Calls for a potential adjustment to Germany’s retirement age have sparked significant criticism from within the parliamentary Green Party and the Left Party, directed towards Economics Minister Katarina Reiche.
Ines Schwerdtner, leader of the Left Party, accused Minister Reiche of aligning with the interests of employers, stating she is “seamlessly participating in the campaign of the employers’ side against the social state”. Schwerdtner argued that the inclusion of industry lobbyists within the government is leading to policies that are not in the majority’s best interest. She emphasized that after four decades of work, individuals deserve a pension guaranteeing a minimum standard of living and should not be compelled to continue working.
Highlighting Germany’s robust and productive workforce, Schwerdtner stressed the importance of well-maintained infrastructure and a strong social safety net as contributing factors to the country’s economic competitiveness. She warned against jeopardizing this system through short-sighted business practices.
The Green Party in the Bundestag echoed the concerns, criticizing Minister Reiche for overlooking the already increasing working hours. Andreas Audretsch, parliamentary vice chair of the Green Party, noted that the retirement age is already scheduled to gradually rise to 67 by 2031. He suggested that Minister Reiche’s proposals demonstrate a disconnect from the realities faced by many Germans, particularly those in physically demanding professions.
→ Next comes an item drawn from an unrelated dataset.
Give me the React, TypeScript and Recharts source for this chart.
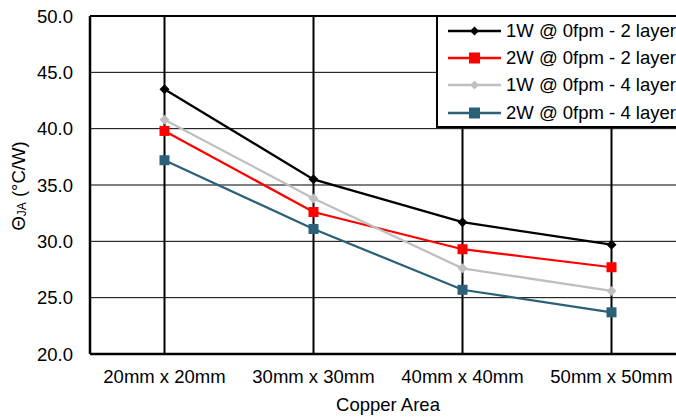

Audretsch advocated for incentivizing extended working periods through voluntary means and offering targeted support. He proposed measures such as age-appropriate working time models and financial incentives. Furthermore, he emphasized the need to facilitate greater working hours for women, estimating that enabling them to work according to their preferences could generate the equivalent of 850,000 full-time positions. He suggested achieving this through adjustments to tax law and improvements to childcare provisions.